The future is (almost) here

I’ve been to many conferences so far in my burgeoning life as a web designer. There are some that seem heavily used for PR efforts and some that are just an utter mess, so it’s nice when it feels like a really well-organized, sincere and thoughtful event. dConstruct is one of the good kind. I left Brighton on the speedy train back to London last night filled with loads of motivation, mind-bended by some of the incredible speakers. Yay, Jeremy Keith, best one yet, many people said afterwards.

My biggest overall takeaway from the conference is that we should think beyond the user interface, at least the concept of the UI as we know it. With the bajillion input types that Luke described, ubiquitous computing and ambient location, designers should be focusing ever more on user behavior than visual design. How and why is someone interacting with the web, at what time, and in what context? These will be the biggest questions in the near future. Web products will wrap themselves around our lives and customize themselves based on our behaviors, instead of us sitting at a desk visiting a static web page.

As (cyborg anthropologist) Amber Case was saying, the best technologies will get out of the way and let people live their lives, but when we need assistance to help us with a task, then that technology will become visible. 

There are two more things that have stuck with me since the conference, besides Adam Buxton just being insanely funny. One is the shared Google doc that Maciej Ceglowski distributed to Pinboard fans for user research, and the other is the CCTV footage that Dan Williams demanded from his UK bus company.

The Pinboard google doc became something like 55 pages of self-regulated feedback that required intensive study by each user before adding a comment. It’s unbelievable to think about opening that can of worms but it’s actually not a bad idea. The community was already close-knit and passionate – they cared so much about the product that they would spend hours to make it better. Fervent fans provide all the accountability you will ever need. In his book Undercover User Experience Design, Cennyd Boyles recommends using the same technique for consolidated user feedback and I might use it for beta testing the web app I’m creating now for a startup in Cambridge.

Another good point from Maciej: building a website and adding some social media options does not a community make. It can’t be engineered; a thriving community develops organically over time. 

Dan Williams was a great speaker, charismatic and passionate about the persistent surveillance infiltrating our lives. He brought detailed (and difficult to find) research to illustrate all of his points. I didn’t even know about the surveillance drones planned for NYC, although the Bloomberg quote “get used to it” sounds just like him. Bloomberg argues that we are already under surveillance from every building on practically every street corner – what’s the difference between that and unmanned aircraft snapping our candids?

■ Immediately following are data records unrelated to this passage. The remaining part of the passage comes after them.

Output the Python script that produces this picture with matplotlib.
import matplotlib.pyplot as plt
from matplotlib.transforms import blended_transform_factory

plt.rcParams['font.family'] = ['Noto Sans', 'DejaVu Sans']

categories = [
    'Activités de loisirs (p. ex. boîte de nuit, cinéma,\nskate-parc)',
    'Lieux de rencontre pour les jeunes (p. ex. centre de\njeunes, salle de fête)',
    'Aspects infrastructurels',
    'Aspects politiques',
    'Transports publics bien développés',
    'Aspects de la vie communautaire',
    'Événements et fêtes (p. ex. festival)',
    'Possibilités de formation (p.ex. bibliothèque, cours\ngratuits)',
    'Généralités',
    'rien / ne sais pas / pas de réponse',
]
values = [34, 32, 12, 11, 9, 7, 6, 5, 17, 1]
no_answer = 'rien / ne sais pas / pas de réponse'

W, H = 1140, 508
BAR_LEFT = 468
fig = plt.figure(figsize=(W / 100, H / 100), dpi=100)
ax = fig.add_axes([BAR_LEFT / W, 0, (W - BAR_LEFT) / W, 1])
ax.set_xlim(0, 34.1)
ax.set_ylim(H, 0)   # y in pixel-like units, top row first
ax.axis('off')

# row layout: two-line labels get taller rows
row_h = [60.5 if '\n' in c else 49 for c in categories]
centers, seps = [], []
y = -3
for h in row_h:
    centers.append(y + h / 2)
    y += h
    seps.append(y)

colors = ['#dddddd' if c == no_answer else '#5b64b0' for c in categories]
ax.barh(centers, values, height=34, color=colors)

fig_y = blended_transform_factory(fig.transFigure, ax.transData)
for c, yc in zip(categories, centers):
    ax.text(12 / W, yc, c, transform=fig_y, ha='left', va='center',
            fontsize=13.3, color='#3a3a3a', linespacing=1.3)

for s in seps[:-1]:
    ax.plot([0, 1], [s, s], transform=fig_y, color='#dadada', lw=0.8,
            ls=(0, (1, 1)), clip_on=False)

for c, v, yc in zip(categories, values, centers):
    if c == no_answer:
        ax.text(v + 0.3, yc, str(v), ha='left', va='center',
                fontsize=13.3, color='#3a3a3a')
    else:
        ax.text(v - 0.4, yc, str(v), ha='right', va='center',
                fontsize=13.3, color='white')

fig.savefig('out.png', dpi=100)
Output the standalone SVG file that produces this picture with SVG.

Dan mentioned the hilarious CCTV filmmakers project, which uses footage from existing CCTV cameras to produce short films and performances. He thought he would try it out when he found out that his entire bus ride through the UK was filmed. However he could only get one photo (you can request footage through a freedom of information act – info on the UK government site here. CCTV is required to obscure everyone’s face except for the requesting party, so they would have had to manually black out (with what looked like a sharpie) everyone’s faces in every frame for the entire three hour ride. 

Also didn’t know and was shocked to find out that there are cameras in some bars in the US tracking customers gender, age, and physical characteristics to pass along to services like dating apps or for advertising.

Besides being creeped out at times, what a great experience and I’m so glad I went. I‘m going to try to stay in that mind-expanded space as I work on web applications for clients, and develop my own product that will push the limits of augmented reality and ask how technology can provide a deeper connection to the world around us. I especially want to dive deeper into geolocation.

So often with web design we talk about conventions and staying within what users already know. I think that’s valuable advice, but let’s not be restricted by it so that we end up creating the same website over and over again. We can move beyond traditional interaction patterns as these new technologies become more accepted, slowly but surely. 

However, none of the speakers were as titillating as the conversation I had with Jeremy Keith and Richard Rutter of Clearleft afterwards. At what point does a french fry become a “chip”? A question that has perplexed me ever since I moved to London three months ago. Where is that dividing line – what is maximum french fry size and what on earth pray tell is minimum chip size? Someone help, before I lose any more sleep over this.

Oh wait, one more big takeaway (and good note to end my epic blog post) that Nicole Sullivan brought to the table – don’t engage with the haters. Focus on the positive things that people are saying and give the negative, non-constructive (usually anonymous) feedback none of your time. In fact, sometimes we can even be our own worst enemy and troll ourselves – true fact. Cheers to a troll-free life for all. You heard me, drink up!